Qutaybah Ibn Saʿîd dit à son sujet : "Il était à son époque ce que ʿOmar fut parmi les Compagnons, et si Muhammad Ibn Ismâʿîl vivait du temps des compagnons, il aurait été un phare.(ayah)."
Al-Khozâʿî dit : « Al-Bukhâri est le faqîh de cette Ummah ».
Il fut l’exemple du dévot et du savant éprouvant une crainte révérencielle envers Allah. C’est l’homme aux prières nombreuses et au cœur recueilli et éveillé. Pendant le mois du ramadan, il récitait le Noble Coran en entier dans la journée, et un tiers du Coran avant l’aube tous les jours.
Al-Farabarî dit : Muhammad Ibn Ismâʿîl m’a dit « Je n’ai jamais écrit un hadîth dans le Sahih [son livre Sahîh Al-Bukhâri] sans avoir effectué al-ghusl [ablutions majeures] et prié deux rakʿah au préalable. »
Al-Warrâq rapporte : « Pendant mes voyages avec Abû ʿAbd Allâh, lorsqu’il arrivait que nous dormions dans la même maison, je le voyais se lever la nuit entre quinze et vingt fois. Chaque fois, il allumait sa lampe et il extrayait des hadîths en les annotant. Puis il s’allongeait de nouveau. A l’approche de l’aube, il avait l’habitude de prier trente rakʿah [2 par 2] et il ne me réveillait jamais. Je lui dis une fois : « Tu endures cela pour toi-même, pourquoi ne me réveilles-tu pas aussi [pour prier] ? Il répondit : « Tu es un homme jeune et je n’aime pas troubler ton sommeil. ». »
L’Imâm rédigea différents ouvrages de hadîths. Dans son livre Al-Djâmiʿ As-Sahîh [littéralement : "La Somme Authentique"], après un examen minutieux et rigoureux, il enregistra des paroles du Prophète — paix et bénédictions sur lui — dont la chaîne de transmission ne se compose que de transmetteurs justes et fiables, sans défaut ni brisure. Pendant seize ans, il scruta 600 000 hadîths et retint 7 275 hadîths dont l’authenticité est au-delà du moindre doute.
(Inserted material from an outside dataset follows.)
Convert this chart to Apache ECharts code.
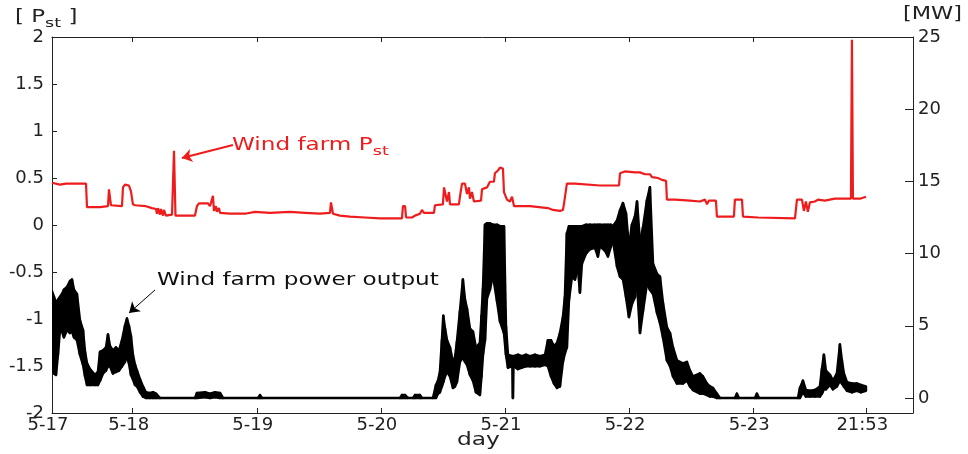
<!DOCTYPE html>
<html>
<head>
<meta charset="UTF-8" />
<title>Wind farm Pst and power output</title>
<style>
    html, body { margin: 0; padding: 0; background: #fff; }
    #chart { width: 968px; height: 454px; }
</style>
</head>
<body>
<div id="chart"></div>
<script src="https://cdn.jsdelivr.net/npm/echarts@6/dist/echarts.min.js"></script>
<script>
// x is time in days counted from 5-17 00:00
const dayTicks = [0.35, 1, 2, 3, 4, 5, 6, 6.912];
const dayLabels = ["5-17", "5-18", "5-19", "5-20", "5-21", "5-22", "5-23", "21:53"];
const topTicks = [1, 2, 3, 4, 5, 6];
const mwTicks = [0, 5, 10, 15, 20, 25];

// wind farm Pst (left axis): [day, Pst]
const pstData = [
    [0.350, 0.45], [0.414, 0.43], [0.463, 0.44], [0.624, 0.44], [0.632, 0.19], [0.737, 0.19], [0.801, 0.20],
    [0.809, 0.38], [0.817, 0.38], [0.825, 0.21], [0.841, 0.20], [0.914, 0.20], [0.922, 0.40], [0.938, 0.43],
    [0.970, 0.42], [0.986, 0.36], [1.002, 0.22], [1.019, 0.21], [1.107, 0.20], [1.156, 0.18], [1.188, 0.17],
    [1.196, 0.12], [1.204, 0.18], [1.220, 0.11], [1.228, 0.17], [1.244, 0.10], [1.252, 0.16], [1.268, 0.10],
    [1.276, 0.11], [1.317, 0.11], [1.329, 0.11], [1.333, 0.79], [1.341, 0.79], [1.345, 0.10], [1.357, 0.10],
    [1.502, 0.10], [1.518, 0.20], [1.534, 0.23], [1.607, 0.23], [1.623, 0.20], [1.639, 0.18], [1.647, 0.31],
    [1.655, 0.15], [1.671, 0.20], [1.679, 0.14], [1.695, 0.18], [1.704, 0.13], [1.720, 0.13], [1.784, 0.12],
    [1.905, 0.12], [1.986, 0.14], [2.106, 0.13], [2.268, 0.14], [2.389, 0.13], [2.509, 0.12], [2.590, 0.13],
    [2.598, 0.24], [2.606, 0.24], [2.614, 0.12], [2.670, 0.10], [2.751, 0.09], [2.872, 0.08], [2.993, 0.07],
    [3.170, 0.07], [3.178, 0.20], [3.195, 0.20], [3.203, 0.08], [3.251, 0.08], [3.275, 0.10], [3.315, 0.12],
    [3.331, 0.16], [3.347, 0.13], [3.428, 0.13], [3.436, 0.21], [3.500, 0.22], [3.509, 0.40], [3.525, 0.38],
    [3.533, 0.25], [3.549, 0.35], [3.557, 0.22], [3.629, 0.22], [3.637, 0.30], [3.654, 0.44], [3.678, 0.44],
    [3.694, 0.33], [3.710, 0.40], [3.718, 0.28], [3.734, 0.35], [3.750, 0.25], [3.807, 0.26], [3.815, 0.38],
    [3.855, 0.40], [3.879, 0.46], [3.911, 0.46], [3.919, 0.55], [3.944, 0.58], [3.960, 0.61], [3.984, 0.60],
    [3.992, 0.35], [4.008, 0.36], [4.016, 0.27], [4.040, 0.25], [4.057, 0.30], [4.073, 0.20], [4.089, 0.19],
    [4.202, 0.20], [4.346, 0.18], [4.387, 0.16], [4.443, 0.15], [4.467, 0.16], [4.475, 0.22], [4.491, 0.24],
    [4.499, 0.44], [4.564, 0.44], [4.765, 0.42], [4.919, 0.42], [4.927, 0.55], [4.967, 0.57], [5.048, 0.56],
    [5.088, 0.56], [5.128, 0.54], [5.168, 0.54], [5.185, 0.51], [5.233, 0.50], [5.265, 0.48], [5.298, 0.47],
    [5.305, 0.27], [5.370, 0.27], [5.491, 0.26], [5.571, 0.25], [5.612, 0.27], [5.628, 0.22], [5.644, 0.26],
    [5.700, 0.26], [5.708, 0.09], [5.845, 0.09], [5.853, 0.27], [5.910, 0.27], [5.918, 0.09], [6.039, 0.08],
    [6.055, 0.07], [6.337, 0.07], [6.353, 0.27], [6.393, 0.27], [6.409, 0.15], [6.425, 0.25], [6.441, 0.14],
    [6.457, 0.24], [6.498, 0.25], [6.522, 0.27], [6.578, 0.26], [6.659, 0.28], [6.788, 0.28], [6.796, 1.97],
    [6.800, 1.97], [6.804, 0.28], [6.861, 0.28], [6.909, 0.30]
];

// wind farm power output (right axis, MW), noisy trace read as envelope: [day, high, low]
const powerBand = [
    [0.350, 7.4, 2.6], [0.366, 7.0, 1.7], [0.382, 6.6, 1.6], [0.398, 6.8, 3.0], [0.414, 7.0, 4.7], [0.430, 7.2, 4.6],
    [0.446, 7.5, 4.2], [0.471, 7.7, 4.7], [0.495, 8.1, 4.5], [0.511, 8.2, 4.6], [0.527, 7.5, 4.2], [0.551, 7.2, 4.0],
    [0.575, 5.4, 3.0], [0.600, 4.7, 2.3], [0.616, 3.2, 1.5], [0.632, 2.4, 0.9], [0.656, 2.0, 0.9], [0.696, 1.6, 0.9],
    [0.720, 1.8, 0.9], [0.737, 3.2, 1.2], [0.761, 3.3, 1.7], [0.785, 3.5, 1.9], [0.801, 4.4, 2.2], [0.817, 3.6, 2.2],
    [0.841, 3.3, 1.7], [0.865, 3.5, 1.8], [0.890, 3.3, 1.9], [0.914, 4.0, 2.2], [0.938, 5.0, 2.5], [0.954, 5.5, 2.9],
    [0.970, 5.0, 2.4], [0.986, 4.3, 1.6], [1.002, 3.0, 1.3], [1.019, 2.3, 0.9], [1.035, 1.9, 0.8], [1.059, 1.3, 0.4],
    [1.083, 0.8, 0.1], [1.107, 0.4, 0], [1.139, 0.35, 0], [1.164, 0.4, 0], [1.188, 0.3, 0], [1.220, 0, 0],
    [1.502, 0, 0], [1.518, 0.35, 0], [1.583, 0.4, 0.05], [1.623, 0.3, 0], [1.663, 0.4, 0.05], [1.704, 0.35, 0],
    [1.728, 0, 0], [2.010, 0, 0], [2.026, 0.2, 0], [2.042, 0, 0],
    [3.154, 0, 0], [3.170, 0.2, 0], [3.195, 0.2, 0], [3.218, 0, 0], [3.259, 0, 0], [3.275, 0.2, 0], [3.315, 0.2, 0],
    [3.331, 0, 0], [3.420, 0, 0], [3.444, 0.9, 0], [3.460, 1.2, 0.3], [3.476, 1.8, 0.4], [3.492, 4.0, 0.8],
    [3.503, 5.7, 1.1], [3.517, 4.8, 1.5], [3.533, 4.0, 1.8], [3.557, 3.5, 1.5], [3.581, 2.5, 0.7], [3.597, 2.8, 0.8],
    [3.613, 3.9, 1.1], [3.637, 6.0, 2.5], [3.661, 8.2, 2.8], [3.678, 6.8, 2.5], [3.694, 6.2, 2.3], [3.718, 4.8, 1.6],
    [3.742, 4.6, 1.2], [3.766, 3.5, 0.4], [3.798, 3.8, 0.2], [3.811, 5.7, 1.5], [3.823, 7.6, 3.0], [3.839, 12.0, 4.0],
    [3.855, 12.1, 6.9], [3.879, 12.1, 7.5], [3.903, 12.0, 8.5], [3.936, 12.0, 6.7], [3.960, 11.9, 5.3],
    [3.992, 11.9, 4.5], [4.008, 5.0, 3.0], [4.024, 3.0, 2.1], [4.060, 2.9, 2.2], [4.064, 2.8, 0], [4.068, 2.9, 2.2],
    [4.105, 3.0, 2.0], [4.137, 2.9, 2.1], [4.169, 3.0, 2.2], [4.202, 2.9, 2.2], [4.242, 3.0, 2.2], [4.282, 2.9, 2.2],
    [4.323, 3.0, 2.3], [4.346, 4.0, 2.2], [4.371, 4.0, 1.5], [4.395, 3.6, 1.0], [4.419, 3.8, 0.7], [4.443, 4.5, 0.8],
    [4.467, 5.6, 2.5], [4.483, 7.0, 3.1], [4.499, 11.4, 3.5], [4.516, 11.9, 6.8], [4.540, 11.9, 8.4],
    [4.564, 11.9, 8.2], [4.588, 11.9, 9.0], [4.604, 11.9, 7.3], [4.620, 11.9, 9.3], [4.653, 12.0, 10.0],
    [4.685, 12.0, 10.3], [4.725, 12.0, 10.4], [4.749, 12.0, 9.8], [4.765, 12.0, 10.5], [4.806, 12.0, 10.2],
    [4.830, 12.0, 9.8], [4.854, 12.0, 10.5], [4.870, 11.9, 10.9], [4.903, 12.3, 9.1], [4.927, 13.0, 8.4],
    [4.951, 13.5, 8.2], [4.975, 12.8, 7.0], [4.999, 10.5, 5.6], [5.023, 12.0, 6.5], [5.048, 12.6, 7.0],
    [5.064, 13.6, 7.9], [5.088, 10.8, 4.5], [5.112, 11.8, 6.0], [5.144, 13.7, 7.9], [5.168, 14.6, 7.5],
    [5.193, 9.3, 7.2], [5.225, 8.6, 5.9], [5.249, 8.4, 5.2], [5.273, 6.6, 4.2], [5.305, 4.9, 2.6], [5.330, 4.5, 2.2],
    [5.354, 3.5, 1.5], [5.386, 2.6, 1.0], [5.434, 2.4, 1.0], [5.466, 2.5, 1.2], [5.491, 1.9, 0.8], [5.515, 1.5, 0.55],
    [5.571, 1.7, 0.3], [5.595, 1.5, 0.3], [5.628, 1.0, 0.2], [5.652, 0.8, 0.1], [5.676, 0.7, 0.1], [5.708, 0.3, 0],
    [5.732, 0, 0], [5.853, 0, 0], [5.869, 0.3, 0], [5.885, 0, 0], [6.014, 0, 0], [6.030, 0.3, 0], [6.047, 0, 0],
    [6.361, 0, 0], [6.377, 0.7, 0], [6.401, 1.2, 0.4], [6.425, 0.55, 0.1], [6.457, 0.5, 0.1], [6.498, 0.55, 0.1],
    [6.538, 0.8, 0.1], [6.554, 2.0, 0.3], [6.570, 3.0, 0.6], [6.586, 1.9, 0.6], [6.619, 1.6, 0.9], [6.643, 1.2, 0.6],
    [6.675, 1.7, 0.8], [6.699, 3.7, 1.2], [6.715, 2.6, 1.0], [6.731, 1.7, 0.8], [6.756, 1.1, 0.5], [6.796, 1.0, 0.4],
    [6.836, 1.0, 0.5], [6.868, 0.9, 0.4], [6.909, 0.8, 0.5]
];

const chart = echarts.init(document.getElementById("chart"));
const font = "DejaVu Sans";
const axisColor = "#222";
const red = "#ee1c1c";

function dayLabel(v) {
    const i = dayTicks.findIndex((t) => Math.abs(t - v) < 1e-6);
    return i >= 0 ? dayLabels[i] : "";
}

// one quad between neighbouring envelope samples
function renderBand(params, api) {
    const i = params.dataIndexInside;
    if (i >= params.dataInsideLength - 1) return null;
    const p1 = api.coord([api.value(0, i), api.value(1, i)]);
    const p2 = api.coord([api.value(0, i + 1), api.value(1, i + 1)]);
    const p3 = api.coord([api.value(0, i + 1), api.value(2, i + 1)]);
    const p4 = api.coord([api.value(0, i), api.value(2, i)]);
    return {
        type: "polygon",
        shape: { points: [p1, p2, p3, p4] },
        style: { fill: "#000", stroke: "#000", lineWidth: 2.5, lineJoin: "round" },
    };
}

const axisLine = { show: true, onZero: false, lineStyle: { color: axisColor, width: 1 } };

const option = {
    animation: false,
    grid: { left: 52, right: 55, top: 37, bottom: 41 },
    xAxis: [
        {
            type: "value",
            min: 0.35,
            max: 7.288,
            axisLine: axisLine,
            splitLine: { show: false },
            axisTick: { inside: true, length: 5, customValues: dayTicks, lineStyle: { color: axisColor } },
            axisLabel: {
                customValues: dayTicks,
                formatter: dayLabel,
                fontFamily: font,
                fontSize: 18,
                color: "#222",
                margin: 3,
                padding: [0, 8, 0, 0],
            },
        },
        {
            type: "value",
            position: "top",
            min: 0.35,
            max: 7.288,
            axisLine: axisLine,
            splitLine: { show: false },
            axisTick: { inside: true, length: 5, customValues: topTicks, lineStyle: { color: axisColor } },
            axisLabel: { show: false },
        },
    ],
    yAxis: [
        {
            type: "value",
            min: -2,
            max: 2,
            interval: 0.5,
            position: "left",
            axisLine: axisLine,
            splitLine: { show: false },
            axisTick: { inside: true, length: 5, lineStyle: { color: axisColor } },
            axisLabel: { fontFamily: font, fontSize: 18, color: "#222", margin: 8 },
        },
        {
            type: "value",
            min: -1.04,
            max: 25,
            position: "right",
            axisLine: axisLine,
            splitLine: { show: false },
            axisTick: { inside: true, length: 8, customValues: mwTicks, lineStyle: { color: axisColor } },
            axisLabel: { customValues: mwTicks, fontFamily: font, fontSize: 18, color: "#222", margin: 5 },
        },
    ],
    series: [
        {
            name: "Wind farm power output",
            type: "custom",
            xAxisIndex: 0,
            yAxisIndex: 1,
            clip: true,
            renderItem: renderBand,
            encode: { x: 0, y: [1, 2] },
            data: powerBand,
            z: 2,
        },
        {
            name: "Wind farm Pst",
            type: "line",
            xAxisIndex: 0,
            yAxisIndex: 0,
            data: pstData,
            showSymbol: false,
            lineStyle: { color: red, width: 2.2 },
            itemStyle: { color: red },
            z: 3,
            markLine: {
                silent: true,
                symbol: ["none", "arrow"],
                symbolSize: 10,
                label: { show: false },
                data: [
                    [
                        { coord: [1.808, 0.851], lineStyle: { color: red, width: 2, type: "solid" } },
                        { coord: [1.397, 0.713] },
                    ],
                    [
                        { coord: [1.180, -0.691], lineStyle: { color: "#000", width: 1, type: "solid" } },
                        { coord: [0.971, -0.936] },
                    ],
                ],
            },
        },
    ],
    graphic: [
        {
            type: "text",
            x: 15,
            y: 18,
            scaleX: 1.35,
            style: {
                text: "[ P{s|st} ]",
                font: "17px " + font,
                fill: "#222",
                verticalAlign: "middle",
                rich: { s: { fontSize: 13, fontFamily: font, padding: [11, 0, 0, 0] } },
            },
        },
        {
            type: "text",
            x: 903,
            y: 15,
            scaleX: 1.32,
            style: { text: "[MW]", font: "17px " + font, fill: "#222", verticalAlign: "middle" },
        },
        {
            type: "text",
            x: 457,
            y: 441,
            scaleX: 1.37,
            style: { text: "day", font: "17px " + font, fill: "#222", verticalAlign: "middle" },
        },
        {
            type: "text",
            x: 232,
            y: 146,
            scaleX: 1.36,
            style: {
                text: "Wind farm P{s|st}",
                font: "17px " + font,
                fill: red,
                verticalAlign: "middle",
                rich: { s: { fontSize: 13, fontFamily: font, padding: [11, 0, 0, 0] } },
            },
        },
        {
            type: "text",
            x: 157,
            y: 281,
            scaleX: 1.36,
            style: { text: "Wind farm power output", font: "17px " + font, fill: "#111", verticalAlign: "middle" },
        },
    ],
};

chart.setOption(option);
</script>
</body>
</html>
Dans l’étude des chaînes de transmission, il ne disait jamais d’un homme « c’est un menteur ! », il disait « telle personne l’a démenti », « telle personne l’a traité de menteur », « non digne de confiance ». Lorsqu’Al-Bukhâri qualifiait un homme de « non digne de confiance », il ne narrait pas de hadîth de lui.
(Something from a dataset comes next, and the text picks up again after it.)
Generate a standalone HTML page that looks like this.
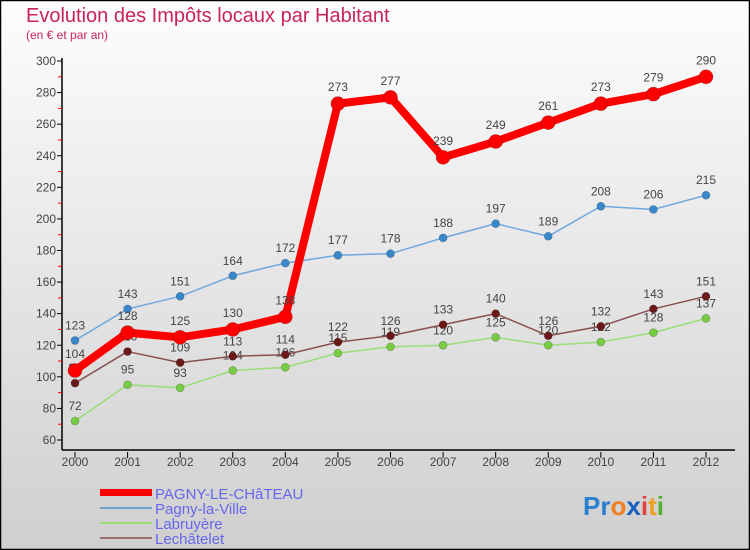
<!DOCTYPE html>
<html><head><meta charset="utf-8"><style>
body{margin:0;width:750px;height:550px;overflow:hidden;font-family:"Liberation Sans",sans-serif}
svg{display:block}
</style></head><body>
<svg id="chart" width="750" height="550">
<defs><linearGradient id="bg" x1="0" y1="0" x2="0" y2="1"><stop offset="0" stop-color="#fdfdfd"/><stop offset="1" stop-color="#cfcfcf"/></linearGradient></defs>
<rect x="0.5" y="0.5" width="749" height="549" fill="url(#bg)" stroke="#000" stroke-width="1.5"/>
<text x="26" y="22" font-size="20" fill="#c8245a">Evolution des Impôts locaux par Habitant</text>
<text x="26" y="39" font-size="12" fill="#c8245a">(en € et par an)</text>
<g id="axes"></g><g id="series"></g>
<g>
<rect x="100" y="489" width="52" height="7" fill="#f00"/>
<text x="155" y="499" font-size="15" fill="#6666ee">PAGNY-LE-CHâTEAU</text>
<rect x="100" y="507" width="52" height="2" fill="#70a0cc"/>
<text x="155" y="514" font-size="15" fill="#6666ee">Pagny-la-Ville</text>
<rect x="100" y="522" width="52" height="2" fill="#99dd77"/>
<text x="155" y="529" font-size="15" fill="#6666ee">Labruyère</text>
<rect x="100" y="537" width="52" height="2" fill="#997070"/>
<text x="155" y="544" font-size="15" fill="#6666ee">Lechâtelet</text>
</g>
<g font-size="26" font-weight="bold">
<text x="583" y="515"><tspan fill="#2a7fd0">Pr</tspan><tspan fill="#f08020">o</tspan><tspan fill="#1a60c0">x</tspan><tspan fill="#e04040">i</tspan><tspan fill="#f0a020">t</tspan><tspan fill="#50b030">i</tspan></text>
</g>
</svg>
<script>
const years=["2000","2001","2002","2003","2004","2005","2006","2007","2008","2009","2010","2011","2012"];
const pagnyChateau=[104,128,125,130,138,273,277,239,249,261,273,279,290];
const pagnyVille=[123,143,151,164,172,177,178,188,197,189,208,206,215];
const labruyere=[72,95,93,104,106,115,119,120,125,120,122,128,137];
const lechatelet=[96,116,109,113,114,122,126,133,140,126,132,143,151];
const yTicks=[60,80,100,120,140,160,180,200,220,240,260,280,300];
const NS="http://www.w3.org/2000/svg";
const xS=i=>75+i*(706-75)/(years.length-1);
const yS=v=>440-(v-60)*(440-61)/240;
function mk(tag,attrs,parent){const e=document.createElementNS(NS,tag);for(const k in attrs)e.setAttribute(k,attrs[k]);parent.appendChild(e);return e;}
const ax=document.getElementById('axes');
let l=mk('line',{x1:62,y1:58,x2:62,y2:450,stroke:'#000','stroke-width':1.5},ax);


l=mk('line',{x1:62,y1:450,x2:735,y2:450,stroke:'#000','stroke-width':1.5},ax);


yTicks.forEach((v,i)=>{
 const y=yS(v);
 mk('line',{x1:57,y1:y,x2:62,y2:y,stroke:'#000'},ax);
 if(i<yTicks.length-1)mk('line',{x1:58,y1:y-(yS(60)-yS(70)),x2:62,y2:y-(yS(60)-yS(70)),stroke:'#f00'},ax);
 const t=mk('text',{x:56,y:y+4,'font-size':12,fill:'#444','text-anchor':'end'},ax);
 t.textContent=v;
 
 
});
years.forEach((yr,i)=>{
 const x=xS(i);
 mk('line',{x1:x,y1:452,x2:x,y2:458,stroke:'#000'},ax);
 const t=mk('text',{x:x,y:466,'font-size':12,fill:'#444','text-anchor':'middle'},ax);
 t.textContent=yr;
 
 
});
const sg=document.getElementById('series');
function draw(vals,name,col,dot,w,r){
 const g=mk('g',{},sg);
 
 
 const p=mk('polyline',{points:vals.map((v,i)=>xS(i)+','+yS(v)).join(' '),fill:'none',stroke:col,'stroke-width':w,'stroke-linejoin':'round'},g);
 
 
 vals.forEach((v,i)=>{
  const c=mk('circle',{cx:xS(i),cy:yS(v),r:r,fill:dot,stroke:'rgba(0,0,0,0.25)','stroke-width':0.7},g);
  
  
  const t=mk('text',{x:xS(i),y:yS(v)-9-r/2,'font-size':12,fill:'#444','text-anchor':'middle'},g);
  t.textContent=v;
  
  
 });
}
draw(labruyere,'labruyere','#99dd77','#77cc44',1.5,4);
draw(lechatelet,'lechatelet','#8a5050','#6a1818',1.5,4);
draw(pagnyVille,'pagny-la-ville','#70a8dd','#3a88cc',1.5,4);
draw(pagnyChateau,'pagny-le-chateau','#f00','#f00',8,7);
</script>
</body></html>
Il y a un consensus parmi tous les savants de l’Islam au sujet de l’abondance exceptionnelle de son savoir, ses bonnes manières, son caractère noble et généreux. Son livre précieux Al-Djâmiʿ As-Sahîh est la meilleure référence de tous les temps en matière de hadîths authentiques.
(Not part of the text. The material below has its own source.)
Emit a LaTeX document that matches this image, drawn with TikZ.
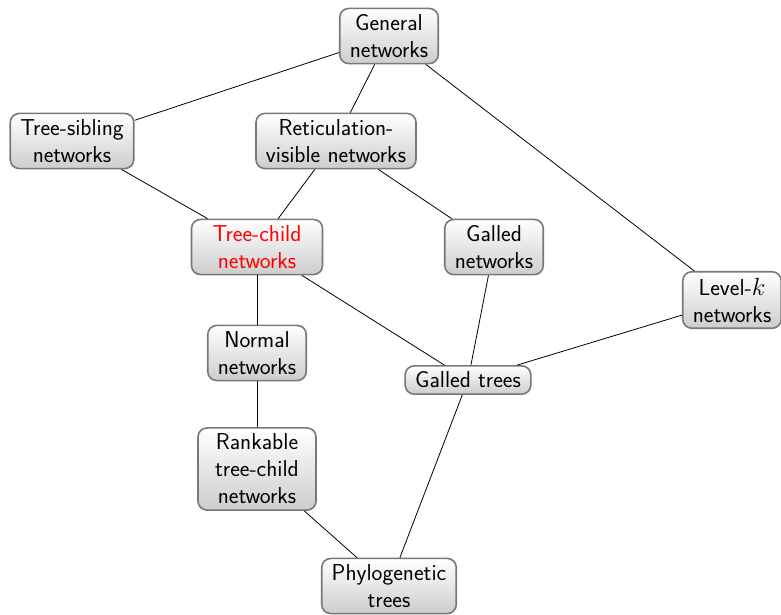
\documentclass[tikz,border=0pt]{standalone}
\usepackage{xcolor}
\definecolor{boxborder}{RGB}{120,120,120}
\definecolor{boxbottom}{RGB}{205,205,205}
\begin{document}
\begin{tikzpicture}[x=1pt,y=-1pt,
  nbox/.style={draw=boxborder, line width=1.6pt, rounded corners=9pt,
    top color=white, bottom color=boxbottom, align=center,
    font=\sffamily\fontsize{23}{27}\selectfont, inner xsep=10pt, inner ysep=6pt},
  conn/.style={draw=black, line width=0.8pt}]
\useasboundingbox (0,0) rectangle (781,614);
\node[nbox] (gen) at (389,36) {General\\networks};
\node[nbox] (ts) at (72,141) {Tree-sibling\\networks};
\node[nbox] (rv) at (336,141) {Reticulation-\\visible networks};
\node[nbox, text=red, minimum width=131pt] (tc) at (257,247) {Tree-child\\networks};
\node[nbox] (gn) at (494,247) {Galled\\networks};
\node[nbox] (lk) at (732,300) {Level-$k$\\networks};
\node[nbox] (nn) at (257,353) {Normal\\networks};
\node[nbox] (gt) at (468,380) {Galled trees};
\node[nbox, minimum width=118pt] (rk) at (257,469) {Rankable\\tree-child\\networks};
\node[nbox] (ph) at (389,586) {Phylogenetic\\trees};
\draw[conn] (gen) -- (ts);
\draw[conn] (gen) -- (rv);
\draw[conn] (gen) -- (lk);
\draw[conn] (ts) -- (tc);
\draw[conn] (rv) -- (tc);
\draw[conn] (rv) -- (gn);
\draw[conn] (tc) -- (nn);
\draw[conn] (tc) -- (gt);
\draw[conn] (gn) -- (gt);
\draw[conn] (lk) -- (gt);
\draw[conn] (nn) -- (rk);
\draw[conn] (rk) -- (ph);
\draw[conn] (gt) -- (ph);
\end{tikzpicture}
\end{document}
La Citadelle du Hadîth, le maître des muhaddithînes, le Rempart des sciences de la tradition, le flambeau de la communauté, l’exemple du pieux, l’Imâm de l’Islam, Abû ʿAbd Allâh Al-Bukhâri retourna auprès d’Allah en 256 AH, à Samarqand (v. d’Ouzbékistan, Asie centrale). Qu’Allah le récompense pour ce qu’il fit et ce qu’il fut pour l’islam et qu’Il lui fasse miséricorde. Âmîn.